Assistant Professor of Education Policy at the University of Virginia

Topic: 
Kids Today: The changing nature of early childhood learning in the age of accountability
Date: 
Tuesday, June 3, 2014 - 3:30pm to 5:00pm

Location: 

CERAS Learning Hall

Recent accounts suggest that accountability pressures have trickled down into the early elementary grades, and that kindergarten today is characterized by a heightened focus on academic skills. This presentation documents substantial changes in kindergarten classrooms between 1998 and 2010, using three large nationally-representative datasets. Nearly all measures examined changed substantially over this period, and always in the direction consistent with a heightened academic focus.

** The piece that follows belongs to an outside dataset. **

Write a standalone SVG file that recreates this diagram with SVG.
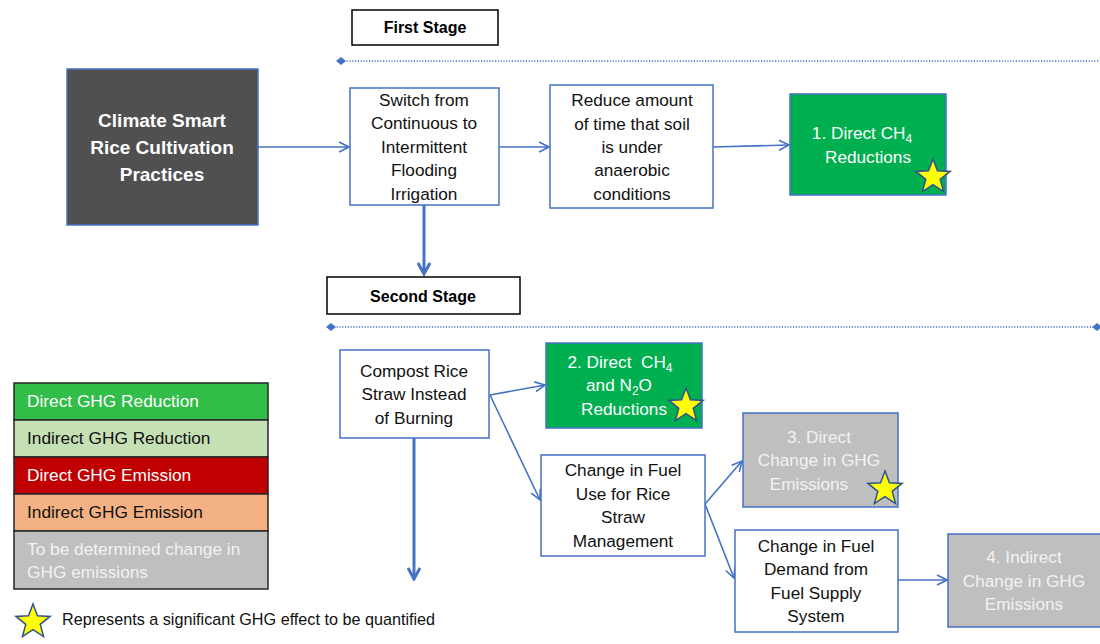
<svg xmlns="http://www.w3.org/2000/svg" width="1100" height="644" viewBox="0 0 1100 644">
  <style>
    text { font-family: "Liberation Sans", Arial, sans-serif; }
    .box { fill: #ffffff; stroke: #4472c4; stroke-width: 1.5; }
    .green { fill: #00b050; stroke: #4472c4; stroke-width: 1.5; }
    .grey { fill: #bfbfbf; stroke: #4472c4; stroke-width: 1.5; }
    .dark { fill: #505050; stroke: #4472c4; stroke-width: 1.5; }
    .stage { fill: #ffffff; stroke: #000000; stroke-width: 1.5; }
    .t { font-size: 17.2px; fill: #111111; text-anchor: middle; }
    .tw { font-size: 17.2px; fill: #ffffff; text-anchor: middle; white-space: pre; }
    .tg { font-size: 17.2px; fill: #f2f2f2; text-anchor: middle; }
    .head { font-size: 19px; font-weight: bold; fill: #ffffff; text-anchor: middle; }
    .st { font-size: 16px; font-weight: bold; fill: #000000; text-anchor: middle; }
    .leg { font-size: 17.3px; }
    .conn { fill: none; stroke: #4472c4; stroke-width: 1.6; }
    .thick { fill: none; stroke: #4472c4; stroke-width: 3; }
    .dots { fill: none; stroke: #4472c4; stroke-width: 1.5; stroke-dasharray: 1.2 1.6; }
    .star { fill: #ffff00; stroke: #2f528f; stroke-width: 1.5; stroke-linejoin: miter; }
  </style>
  <defs>
    <marker id="open" viewBox="0 0 12 12" refX="11" refY="6" markerWidth="12" markerHeight="12" markerUnits="userSpaceOnUse" orient="auto">
      <path d="M1,1 L11,6 L1,11" fill="none" stroke="#4472c4" stroke-width="1.6"/>
    </marker>
    <marker id="openThick" viewBox="0 0 14 14" refX="12" refY="7" markerWidth="14" markerHeight="14" markerUnits="userSpaceOnUse" orient="auto">
      <path d="M1,1 L12,7 L1,13" fill="none" stroke="#4472c4" stroke-width="3"/>
    </marker>
    <path id="starShape" class="star" d="M0,-18 L4.47,-6.15 L17.12,-5.56 L7.23,2.35 L10.58,14.56 L0,7.6 L-10.58,14.56 L-7.23,2.35 L-17.12,-5.56 L-4.47,-6.15 Z"/>
  </defs>

  <!-- stage headers and divider lines -->
  <g id="stage-first">
    <rect class="stage" x="352" y="10" width="146" height="35"/>
    <text class="st" x="425" y="33">First Stage</text>
    <line class="dots" x1="341" y1="61" x2="1100" y2="61"/>
    <path d="M336,61 L341,57 L346,61 L341,65 Z" fill="#4472c4"/>
  </g>
  <g id="stage-second">
    <rect class="stage" x="327" y="277" width="193" height="37"/>
    <text class="st" x="423" y="302">Second Stage</text>
    <line class="dots" x1="331" y1="327" x2="1097" y2="327"/>
    <path d="M326,327 L331,323 L336,327 L331,331 Z" fill="#4472c4"/>
    <path d="M1092,327 L1097,323 L1102,327 L1097,331 Z" fill="#4472c4"/>
  </g>

  <!-- connectors -->
  <g id="connectors">
    <line class="conn" x1="258" y1="147" x2="349" y2="147" marker-end="url(#open)"/>
    <line class="conn" x1="499" y1="147" x2="549" y2="147" marker-end="url(#open)"/>
    <line class="conn" x1="713" y1="147" x2="789" y2="145" marker-end="url(#open)"/>
    <line class="thick" x1="424" y1="205" x2="424" y2="274" marker-end="url(#openThick)"/>
    <line class="conn" x1="490" y1="395" x2="545" y2="385" marker-end="url(#open)"/>
    <line class="conn" x1="490" y1="395" x2="540" y2="500" marker-end="url(#open)"/>
    <line class="thick" x1="414" y1="438" x2="414" y2="579" marker-end="url(#openThick)"/>
    <line class="conn" x1="705" y1="504" x2="742" y2="461" marker-end="url(#open)"/>
    <line class="conn" x1="705" y1="504" x2="734" y2="578" marker-end="url(#open)"/>
    <line class="conn" x1="898" y1="580" x2="947" y2="580" marker-end="url(#open)"/>
  </g>

  <g id="node-csrc">
    <rect class="dark" x="67" y="69" width="191" height="156"/>
    <text class="head" x="162" y="127">Climate Smart</text>
    <text class="head" x="162" y="154">Rice Cultivation</text>
    <text class="head" x="162" y="181">Practices</text>
  </g>

  <g id="node-switch">
    <rect class="box" x="350" y="88" width="149" height="117"/>
    <text class="t" x="424" y="106">Switch from</text>
    <text class="t" x="424" y="129">Continuous to</text>
    <text class="t" x="424" y="153">Intermittent</text>
    <text class="t" x="424" y="176">Flooding</text>
    <text class="t" x="424" y="200">Irrigation</text>
  </g>

  <g id="node-reduce">
    <rect class="box" x="550" y="85" width="163" height="123"/>
    <text class="t" x="632" y="106">Reduce amount</text>
    <text class="t" x="632" y="130">of time that soil</text>
    <text class="t" x="632" y="153">is under</text>
    <text class="t" x="632" y="176">anaerobic</text>
    <text class="t" x="632" y="200">conditions</text>
  </g>

  <g id="node-result1">
    <rect class="green" x="790" y="94" width="156" height="101"/>
    <text class="tw" x="862" y="139">1. Direct CH<tspan font-size="12" dy="4">4</tspan></text>
    <text class="tw" x="868" y="163">Reductions</text>
    <use href="#starShape" x="933" y="177"/>
  </g>

  <g id="node-compost">
    <rect class="box" x="340" y="350" width="149" height="88"/>
    <text class="t" x="414" y="377">Compost Rice</text>
    <text class="t" x="414" y="400">Straw Instead</text>
    <text class="t" x="414" y="424">of Burning</text>
  </g>

  <g id="node-result2">
    <rect class="green" x="546" y="343" width="156" height="85"/>
    <text class="tw" x="620" y="368">2. Direct  CH<tspan font-size="12" dy="4">4</tspan></text>
    <text class="tw" x="619" y="391">and N<tspan font-size="12" dy="4">2</tspan><tspan dy="-4">O</tspan></text>
    <text class="tw" x="624" y="415">Reductions</text>
    <use href="#starShape" x="686" y="406"/>
  </g>

  <g id="node-fueluse">
    <rect class="box" x="541" y="455" width="164" height="101"/>
    <text class="t" x="623" y="476">Change in Fuel</text>
    <text class="t" x="623" y="500">Use for Rice</text>
    <text class="t" x="623" y="523">Straw</text>
    <text class="t" x="623" y="547">Management</text>
  </g>

  <g id="node-result3">
    <rect class="grey" x="743" y="413" width="155" height="94"/>
    <text class="tg" x="819" y="443">3. Direct</text>
    <text class="tg" x="819" y="466">Change in GHG</text>
    <text class="tg" x="809" y="490">Emissions</text>
    <use href="#starShape" x="885" y="489"/>
  </g>

  <g id="node-fueldemand">
    <rect class="box" x="735" y="530" width="163" height="102"/>
    <text class="t" x="816" y="552">Change in Fuel</text>
    <text class="t" x="816" y="575">Demand from</text>
    <text class="t" x="816" y="599">Fuel Supply</text>
    <text class="t" x="816" y="622">System</text>
  </g>

  <g id="node-result4">
    <rect class="grey" x="948" y="534" width="160" height="93"/>
    <text class="tg" x="1024" y="563">4. Indirect</text>
    <text class="tg" x="1024" y="587">Change in GHG</text>
    <text class="tg" x="1024" y="610">Emissions</text>
  </g>

  <!-- legend -->
  <g id="legend">
    <rect x="14" y="383" width="254" height="37" fill="#31bd48" stroke="#262626" stroke-width="1.5"/>
    <rect x="14" y="420" width="254" height="37" fill="#c5e0b4" stroke="#262626" stroke-width="1.5"/>
    <rect x="14" y="457" width="254" height="37" fill="#c00000" stroke="#262626" stroke-width="1.5"/>
    <rect x="14" y="494" width="254" height="37" fill="#f4b183" stroke="#262626" stroke-width="1.5"/>
    <rect x="14" y="531" width="254" height="58" fill="#bfbfbf" stroke="#262626" stroke-width="1.5"/>
    <text class="leg" x="27" y="407" fill="#ffffff">Direct GHG Reduction</text>
    <text class="leg" x="27" y="444" fill="#111111">Indirect GHG Reduction</text>
    <text class="leg" x="27" y="481" fill="#ffffff">Direct GHG Emission</text>
    <text class="leg" x="27" y="518" fill="#111111">Indirect GHG Emission</text>
    <text class="leg" x="27" y="555" fill="#f2f2f2">To be determined change in</text>
    <text class="leg" x="27" y="578" fill="#f2f2f2">GHG emissions</text>
    <use href="#starShape" x="33" y="622"/>
    <text x="62" y="625" font-size="16.2" fill="#111111">Represents a significant GHG effect to be quantified</text>
  </g>
</svg>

We document large increases in teachers’ expectations for incoming kindergarteners, as well as the time they allocate to literacy, to teacher-directed whole group instruction, and to working with textbooks and worksheets. While in 1998, 31 percent of kindergarten teachers indicated that most children should learn to read in kindergarten, in 2010 80 percent of teachers agreed with this statement. After describing these striking trends, we posit several inter-related explanations, including the possibility that kindergarten teachers are responding to school-level accountability pressures and that teachers are responding to changes in children’s abilities at school entry. We present preliminary results that suggest, using teacher-reported measures, meaningful changes in children’s knowledge at school entry.